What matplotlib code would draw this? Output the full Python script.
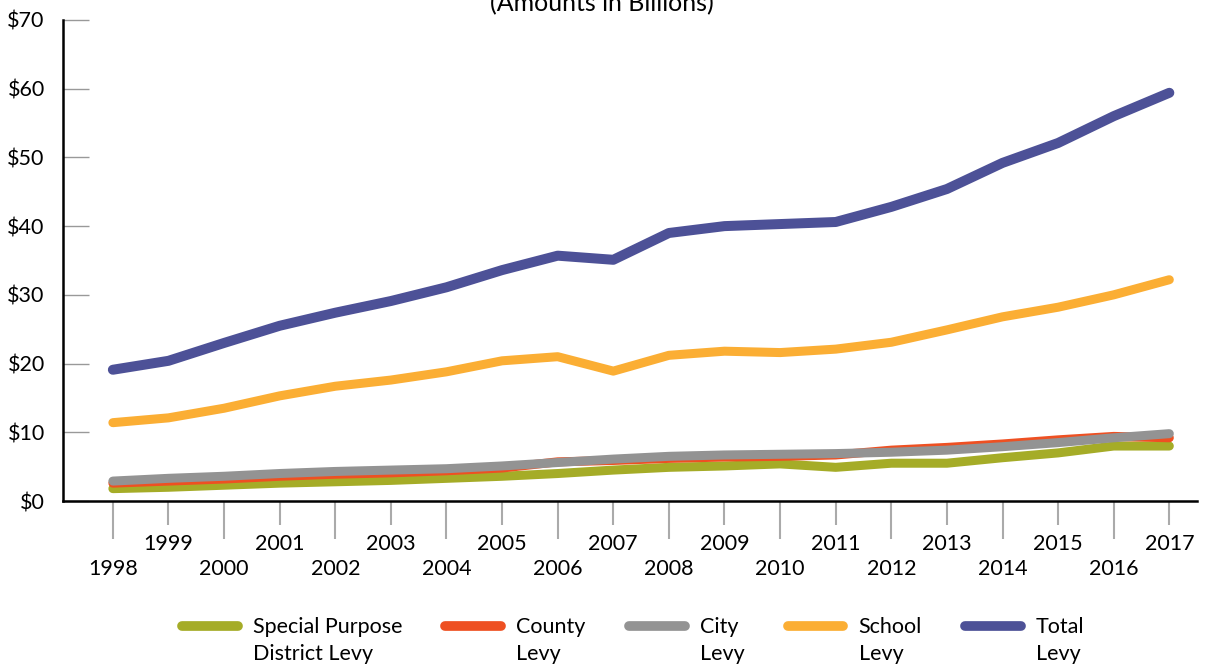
--
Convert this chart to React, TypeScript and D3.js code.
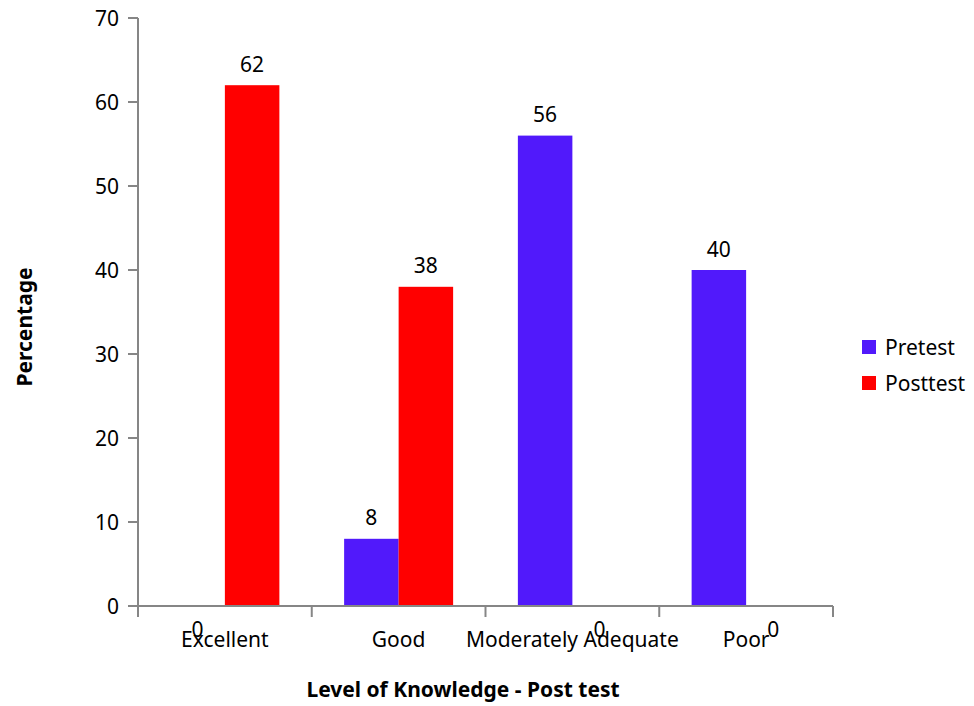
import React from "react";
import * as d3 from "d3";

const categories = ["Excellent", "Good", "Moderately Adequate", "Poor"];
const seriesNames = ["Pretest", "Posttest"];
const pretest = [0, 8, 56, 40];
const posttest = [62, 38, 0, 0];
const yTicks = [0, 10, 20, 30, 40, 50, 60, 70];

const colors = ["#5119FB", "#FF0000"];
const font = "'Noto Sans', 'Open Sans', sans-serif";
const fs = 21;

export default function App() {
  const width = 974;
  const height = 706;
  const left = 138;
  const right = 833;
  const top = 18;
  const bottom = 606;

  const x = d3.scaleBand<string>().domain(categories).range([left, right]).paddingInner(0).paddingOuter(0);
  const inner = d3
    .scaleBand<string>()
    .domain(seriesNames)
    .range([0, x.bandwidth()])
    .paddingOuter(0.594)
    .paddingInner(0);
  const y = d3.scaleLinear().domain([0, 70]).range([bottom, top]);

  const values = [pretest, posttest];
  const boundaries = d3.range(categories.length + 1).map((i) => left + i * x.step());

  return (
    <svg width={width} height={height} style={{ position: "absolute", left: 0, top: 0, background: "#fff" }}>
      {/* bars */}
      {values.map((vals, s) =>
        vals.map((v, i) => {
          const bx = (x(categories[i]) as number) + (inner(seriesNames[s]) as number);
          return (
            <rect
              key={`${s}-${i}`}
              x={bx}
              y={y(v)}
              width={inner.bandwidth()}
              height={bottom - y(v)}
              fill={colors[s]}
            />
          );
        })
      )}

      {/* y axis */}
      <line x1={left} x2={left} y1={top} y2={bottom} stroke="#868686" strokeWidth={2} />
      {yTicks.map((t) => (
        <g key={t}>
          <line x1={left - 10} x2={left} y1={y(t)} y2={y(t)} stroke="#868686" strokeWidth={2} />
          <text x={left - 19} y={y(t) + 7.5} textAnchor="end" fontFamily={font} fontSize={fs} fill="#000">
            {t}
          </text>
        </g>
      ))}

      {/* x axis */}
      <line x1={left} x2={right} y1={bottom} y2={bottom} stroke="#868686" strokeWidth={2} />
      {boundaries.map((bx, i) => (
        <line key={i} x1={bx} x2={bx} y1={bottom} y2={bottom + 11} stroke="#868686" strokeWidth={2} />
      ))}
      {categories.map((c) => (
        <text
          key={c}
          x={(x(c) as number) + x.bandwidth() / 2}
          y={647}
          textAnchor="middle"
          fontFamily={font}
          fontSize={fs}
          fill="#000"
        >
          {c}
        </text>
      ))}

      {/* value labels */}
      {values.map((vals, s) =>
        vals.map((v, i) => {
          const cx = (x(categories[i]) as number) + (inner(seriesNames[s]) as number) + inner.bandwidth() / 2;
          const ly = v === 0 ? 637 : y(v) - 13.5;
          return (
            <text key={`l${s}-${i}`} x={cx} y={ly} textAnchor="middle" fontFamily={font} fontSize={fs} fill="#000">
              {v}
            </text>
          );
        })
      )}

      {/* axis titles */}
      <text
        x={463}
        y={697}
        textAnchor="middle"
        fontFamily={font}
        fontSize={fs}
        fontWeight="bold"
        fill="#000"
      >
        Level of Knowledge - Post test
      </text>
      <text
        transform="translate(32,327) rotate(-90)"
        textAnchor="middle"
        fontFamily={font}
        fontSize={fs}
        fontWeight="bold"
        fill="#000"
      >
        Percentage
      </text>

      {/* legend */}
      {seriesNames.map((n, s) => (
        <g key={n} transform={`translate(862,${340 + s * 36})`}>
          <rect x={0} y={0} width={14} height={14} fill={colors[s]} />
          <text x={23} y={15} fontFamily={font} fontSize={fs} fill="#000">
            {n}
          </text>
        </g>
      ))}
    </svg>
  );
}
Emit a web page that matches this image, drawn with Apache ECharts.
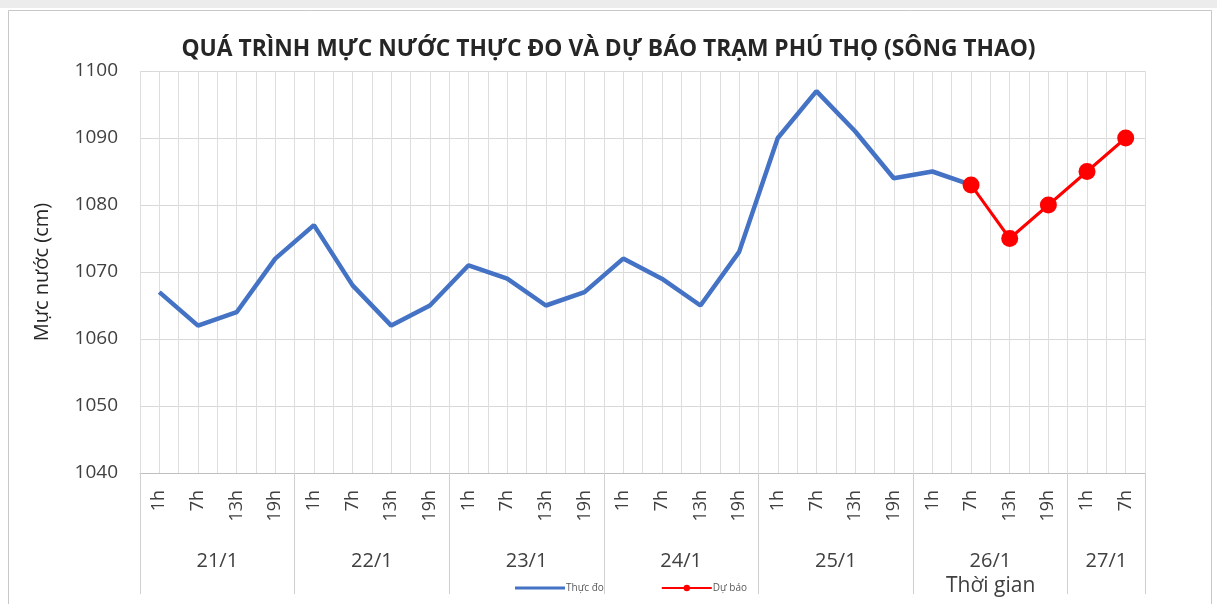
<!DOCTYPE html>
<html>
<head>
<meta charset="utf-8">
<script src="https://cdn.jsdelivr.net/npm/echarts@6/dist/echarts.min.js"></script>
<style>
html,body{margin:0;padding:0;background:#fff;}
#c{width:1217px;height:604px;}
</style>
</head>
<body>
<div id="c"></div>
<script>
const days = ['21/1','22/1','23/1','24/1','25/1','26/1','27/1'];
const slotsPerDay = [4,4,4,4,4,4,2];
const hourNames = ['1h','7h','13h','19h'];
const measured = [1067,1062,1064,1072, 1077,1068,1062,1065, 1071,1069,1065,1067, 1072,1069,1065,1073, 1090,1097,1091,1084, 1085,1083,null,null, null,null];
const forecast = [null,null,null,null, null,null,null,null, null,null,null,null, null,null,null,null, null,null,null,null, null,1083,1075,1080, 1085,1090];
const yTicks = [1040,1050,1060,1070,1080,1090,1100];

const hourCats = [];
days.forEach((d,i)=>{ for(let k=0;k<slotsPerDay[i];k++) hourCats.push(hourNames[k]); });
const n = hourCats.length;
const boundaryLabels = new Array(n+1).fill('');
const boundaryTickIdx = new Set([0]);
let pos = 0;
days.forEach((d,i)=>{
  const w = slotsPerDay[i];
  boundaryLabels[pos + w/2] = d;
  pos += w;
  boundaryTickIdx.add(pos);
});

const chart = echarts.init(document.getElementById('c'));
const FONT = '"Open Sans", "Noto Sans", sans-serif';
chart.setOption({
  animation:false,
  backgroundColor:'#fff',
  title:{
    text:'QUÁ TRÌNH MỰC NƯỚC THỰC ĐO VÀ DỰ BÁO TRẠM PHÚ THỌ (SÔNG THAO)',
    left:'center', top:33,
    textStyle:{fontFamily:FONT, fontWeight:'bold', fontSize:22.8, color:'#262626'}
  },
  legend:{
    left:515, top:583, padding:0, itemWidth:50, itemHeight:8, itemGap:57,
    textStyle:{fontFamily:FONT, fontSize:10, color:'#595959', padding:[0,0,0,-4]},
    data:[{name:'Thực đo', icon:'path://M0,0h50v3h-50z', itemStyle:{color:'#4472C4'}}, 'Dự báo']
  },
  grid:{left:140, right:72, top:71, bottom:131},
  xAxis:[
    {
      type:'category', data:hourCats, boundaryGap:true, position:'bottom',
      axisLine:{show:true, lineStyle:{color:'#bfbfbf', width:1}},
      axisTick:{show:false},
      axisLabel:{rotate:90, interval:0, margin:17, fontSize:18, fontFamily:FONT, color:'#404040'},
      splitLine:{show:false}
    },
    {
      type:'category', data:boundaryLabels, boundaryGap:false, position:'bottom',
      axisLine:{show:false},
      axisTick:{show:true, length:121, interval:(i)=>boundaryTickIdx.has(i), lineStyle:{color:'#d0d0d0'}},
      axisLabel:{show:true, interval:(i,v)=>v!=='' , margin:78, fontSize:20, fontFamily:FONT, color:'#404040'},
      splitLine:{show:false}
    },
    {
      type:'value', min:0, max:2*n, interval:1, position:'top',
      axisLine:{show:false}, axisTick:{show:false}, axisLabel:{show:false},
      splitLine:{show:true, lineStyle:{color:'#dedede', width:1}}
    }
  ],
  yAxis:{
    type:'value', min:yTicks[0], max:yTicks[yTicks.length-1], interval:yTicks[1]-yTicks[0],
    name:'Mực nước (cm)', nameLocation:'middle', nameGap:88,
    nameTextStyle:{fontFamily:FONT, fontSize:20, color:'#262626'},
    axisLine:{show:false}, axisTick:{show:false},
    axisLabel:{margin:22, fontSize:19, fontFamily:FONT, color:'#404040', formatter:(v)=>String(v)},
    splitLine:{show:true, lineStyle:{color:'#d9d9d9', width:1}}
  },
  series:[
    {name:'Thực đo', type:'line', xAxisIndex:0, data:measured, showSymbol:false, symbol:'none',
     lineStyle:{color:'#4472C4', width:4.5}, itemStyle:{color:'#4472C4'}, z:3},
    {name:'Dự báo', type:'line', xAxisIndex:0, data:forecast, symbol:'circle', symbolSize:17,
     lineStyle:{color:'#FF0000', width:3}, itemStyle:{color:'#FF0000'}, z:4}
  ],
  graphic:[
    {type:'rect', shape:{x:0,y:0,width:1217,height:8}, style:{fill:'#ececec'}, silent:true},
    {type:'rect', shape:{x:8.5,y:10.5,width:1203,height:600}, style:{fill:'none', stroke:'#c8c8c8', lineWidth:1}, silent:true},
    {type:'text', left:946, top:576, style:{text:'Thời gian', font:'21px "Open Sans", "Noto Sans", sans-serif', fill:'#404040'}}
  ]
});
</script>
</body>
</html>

Task statement:
Repeat exactly, and only, the lines from the one containing "Convert this chart" through the one containing "import * as", both included, without the pictures.

Response below:
Convert this chart to React, TypeScript and D3.js code.
import React from "react";
import * as d3 from "d3";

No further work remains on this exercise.